In March 2021, a certain corner of the internet was shocked by a tweet which purports to highlight rampant sex-based bias in Google Translate. The tweet shows a translation from Hungarian, which has no separate pronouns for male and females, into English. The text contains several sentences of “he/she is X”. The English translation is not consistent with the gendered pronouns it assigns to the sentences. Some of the sentences assigned the male pronoun in English are “he is a politician”, “he is clever”, “he’s a professor”. The sentences assigned the female pronoun include “she is beautiful”, “she washes the dishes”, “she is raising a child”.

You would be forgiven for thinking that I got the date wrong. 2021, really?
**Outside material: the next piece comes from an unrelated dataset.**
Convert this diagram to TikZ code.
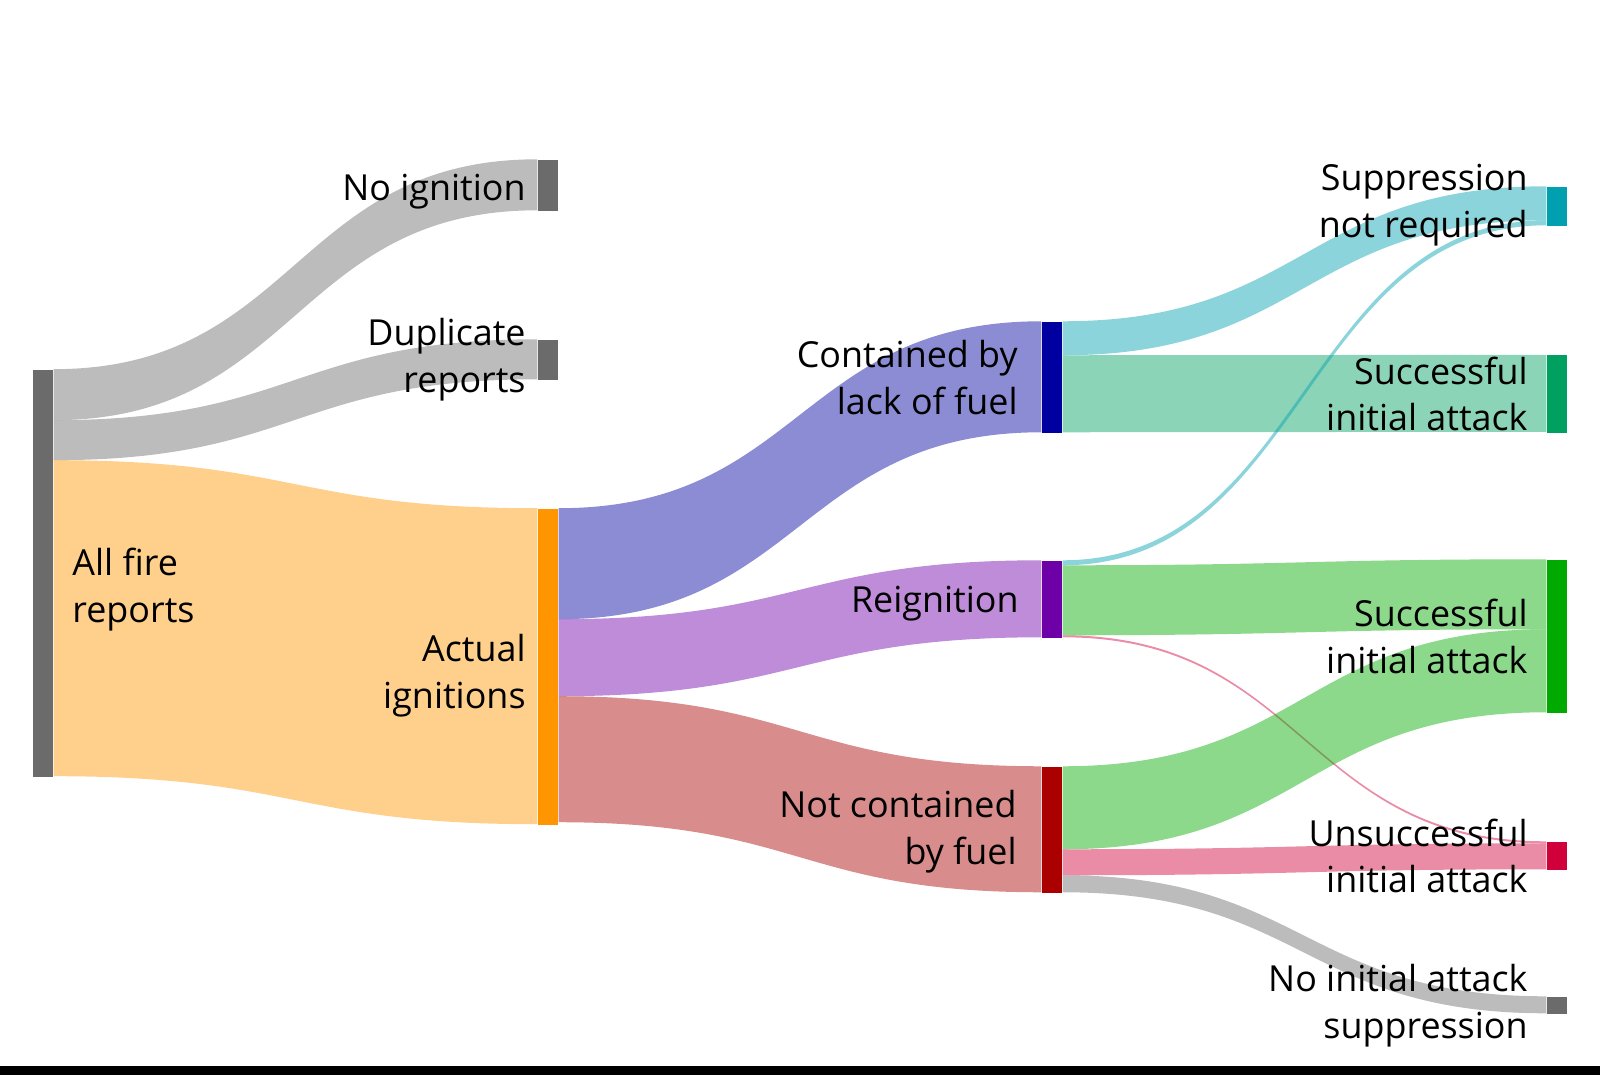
\documentclass[tikz,border=0pt]{standalone}
\usepackage{fontspec}
\setmainfont{Open Sans}
\usetikzlibrary{positioning}
\usetikzlibrary{calc}

\definecolor{reportgray}{HTML}{6B6B6B}
\definecolor{ignorange}{HTML}{FF9500}
\definecolor{fuelblue}{HTML}{0000A0}
\definecolor{reigpurple}{HTML}{6E00A8}
\definecolor{notcred}{HTML}{AA0000}
\definecolor{suppteal}{HTML}{00A0B0}
\definecolor{succteal}{HTML}{00A060}
\definecolor{succgreen}{HTML}{00AA00}
\definecolor{unsucccrimson}{HTML}{D0003A}

% band: source, offset, target, offset, width, colour
\newcommand{\sankeyflow}[6]{%
  \path (#1.north east) ++(0,#2) coordinate (s1) ++(0,#5) coordinate (s2);
  \path (#3.north west) ++(0,#4) coordinate (t1) ++(0,#5) coordinate (t2);
  \path ($(s1)!0.5!(t1)$) coordinate (m);
  \fill[#6, fill opacity=0.45] (s1) .. controls (m |- s1) and (m |- t1) .. (t1) -- (t2) .. controls (m |- t2) and (m |- s2) .. (s2) -- cycle;
}

\begin{document}
\begin{tikzpicture}[x=0.01cm, y=-0.01cm,
    bar/.style={rectangle, inner sep=0pt, minimum width=0.2cm},
    lbl/.style={inner sep=0pt, align=right, font=\fontsize{10.2}{13.3}\selectfont}]
				\useasboundingbox (0,0) rectangle (1600,1075);
				
				%bars
				\node[bar, fill=reportgray, minimum height=4.07cm] (all) at (43,573.5) {};
				\node[bar, fill=reportgray, minimum height=0.51cm] (noign) at (548,185.5) {};
				\node[bar, fill=reportgray, minimum height=0.40cm] (dup) at (548,360) {};
				\node[bar, fill=ignorange, minimum height=3.16cm] (actual) at (548,667) {};
				\node[bar, fill=fuelblue, minimum height=1.11cm] (cont) at (1052,377.5) {};
				\node[bar, fill=reigpurple, minimum height=0.77cm] (reig) at (1052,599.5) {};
				\node[bar, fill=notcred, minimum height=1.26cm] (notc) at (1052,830) {};
				\node[bar, fill=suppteal, minimum height=0.39cm] (supp) at (1557,206.5) {};
				\node[bar, fill=succteal, minimum height=0.77cm] (succa) at (1557,394) {};
				\node[bar, fill=succgreen, minimum height=1.53cm] (succb) at (1557,636.5) {};
				\node[bar, fill=unsucccrimson, minimum height=0.28cm] (unsucc) at (1557,856) {};
				\node[bar, fill=reportgray, minimum height=0.17cm] (noatt) at (1557,1005.5) {};
				
				%flows
				\sankeyflow{all}{0}{noign}{0}{51}{reportgray}
				\sankeyflow{all}{51}{dup}{0}{40}{reportgray}
				\sankeyflow{all}{91}{actual}{0}{316}{ignorange}
				\sankeyflow{actual}{0}{cont}{0}{111}{fuelblue}
				\sankeyflow{actual}{111}{reig}{0}{77}{reigpurple}
				\sankeyflow{actual}{188}{notc}{0}{126}{notcred}
				\sankeyflow{cont}{0}{supp}{0}{34}{suppteal}
				\sankeyflow{cont}{34}{succa}{0}{77}{succteal}
				\sankeyflow{reig}{0}{supp}{34}{5}{suppteal}
				\sankeyflow{reig}{5}{succb}{0}{70}{succgreen}
				\sankeyflow{reig}{75}{unsucc}{0}{2}{unsucccrimson}
				\sankeyflow{notc}{0}{succb}{70}{83}{succgreen}
				\sankeyflow{notc}{83}{unsucc}{2}{26}{unsucccrimson}
				\sankeyflow{notc}{109}{noatt}{0}{17}{reportgray}
				
				%labels
				\node[lbl, right=0.18cm of all, yshift=-0.16cm, align=left] (all-t) {All fire\\reports};
				\node[lbl, left=0.11cm of noign, yshift=-0.065cm] (noign-t) {No ignition};
				\node[lbl, left=0.11cm of dup] (dup-t) {Duplicate\\reports};
				\node[lbl, left=0.11cm of actual, yshift=-0.09cm] (actual-t) {Actual\\ignitions};
				\node[lbl, left=0.23cm of cont] (cont-t) {Contained by\\lack of fuel};
				\node[lbl, left=0.22cm of reig, yshift=-0.04cm] (reig-t) {Reignition};
				\node[lbl, left=0.24cm of notc, yshift=-0.02cm] (notc-t) {Not contained\\by fuel};
				\node[lbl, left=0.18cm of supp, yshift=0.01cm] (supp-t) {Suppression\\not required};
				\node[lbl, left=0.18cm of succa] (succa-t) {Successful\\initial attack};
				\node[lbl, left=0.18cm of succb] (succb-t) {Successful\\initial attack};
				\node[lbl, left=0.18cm of unsucc] (unsucc-t) {Unsuccessful\\initial attack};
				\node[lbl, left=0.18cm of noatt, yshift=-0.005cm] (noatt-t) {No initial attack\\suppression};
				
				%bottom edge
				\fill[black] (0,1066) rectangle (1600,1075);
			\end{tikzpicture}
\end{document}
Haven’t we been through all of this before? I was questioning my own sanity when I saw this tweet. Google Translate’s sexist bias has been known for years, but what’s crazier is that Google is aware of the problem. They published a blog explaining the issue and the steps they have taken to avoid bias. The solution was, I thought, a perfect one; rather than assume gender when translating from a genderless language, they offer both male and female translations. Apparently, sometime since that blog Google have decided that that was the wrong solution and have reverted to assuming gender. Given their recent issues with AI ethics, this isn’t much of a surprise.

While the replies to the revalatory tweet were mostly ones of disgust, there were some well-liked and retweeted replies which blithely dismiss this as a non-issue. “Algorithms can’t be biased” is a oft-used retort to claims of unfairness borne from AI. Of course they can’t, but humans can, and algorithms are, for now at least, a product of fully human origin. “To be fair, it’s not Google’s fault”, begins one reply. “It’s using a statistical language model build [sic] from data scrapped [sic] from the web.” The second half of that statement is a matter of fact, but there is some logic missing which has caused the author to allow Google to abrogate responsibility. Google Translate is, after all, a Google product. Google engineers built it, Google product managers signed off on its release to the world, Google profit from it.

Deferring to “that’s just what the data looks like” is a neat way to avoid responsibility. Yes, it could well be true that “he is clever” occurs more times in the training data than “she is clever”. And yes, a model trained on that data would, without concerted interference, be more likely to output the male version of the sentence. If this data imbalance does exist, it could be down to several causes, some more benign than others. But Translate is not being trained on all text data in the world, merely a subset of it. Language datasets are often scraped from websites like Wikipedia and Reddit. Both of those sites have a male-leaning bias in contributor demographics, so it would not be surprising to find imbalances in gendered statements. Here we arrive at the first issue with the “it’s just reflecting the world” argument. The choice of dataset is an active choice by Google. If there is a bias, it’s not “just the way the data is”, it’s the way Google’s data is.

But arguing about whether the data’s bias is malicious or benign obscures a far more pertinent point. Google Translate, as demonstrated in that tweet, is a broken product. When we ask for a translation, we don’t care whether most doctors in the world are men. We don’t care whether women are more often referred to as beautiful than clever. We care about what the author of the sentence in question meant. We care about whether the individual in that text is a man or a woman. Translate has imported biases from elsewhere in the world into its translations, rather than looking in the text for the truth of whether the individual should be he, she, or they. You might rightly point out that there is no useful context in the translated paragraph which would allow Translate to do this. Yes, but a context does exist somewhere. Why should Google decide what this should be? When people use Translate, they don’t typically paste a whole text, rather the odd sentence or two, so translations are bound to be ambiguous. Choosing to import bias from the training data will produce incorrect translations and may confuse the user. The correct solution for when context cannot be decided is, as Google previously stumbled upon, to offer both male and female translations.

But as it turns out, Translate is bad at context. Beginning the paragaph with “David is a good man” will inform any human that all subsequent sentences would be referring to David, and consequently should be “he is” rather than “she is”. But the translation from Hungarian to English still makes the same sexist mistakes. Given that Translate can’t work out context very well, multi-gendered output should be the default.

The damning conclusion from this is not that bias in Translate exists, it is that it will continue to exist for a long time. Every machine learning engineer should by now be aware of fairness issues; top conferences have made concerted effort in recent years to promote research in fair ML. What’s more, we know that Google is aware of this issue, because they wrote about it three years ago. The fact that it remains suggests that it is a conscious decision by Google management to not fix it. Why? I couldn’t begin to guess. Has this stance been taken in other Google products? Almost certainly. So if Google Translate being a bit sexist doesn’t concern you, at least try to remember this the first time you step in a Google self-driving car.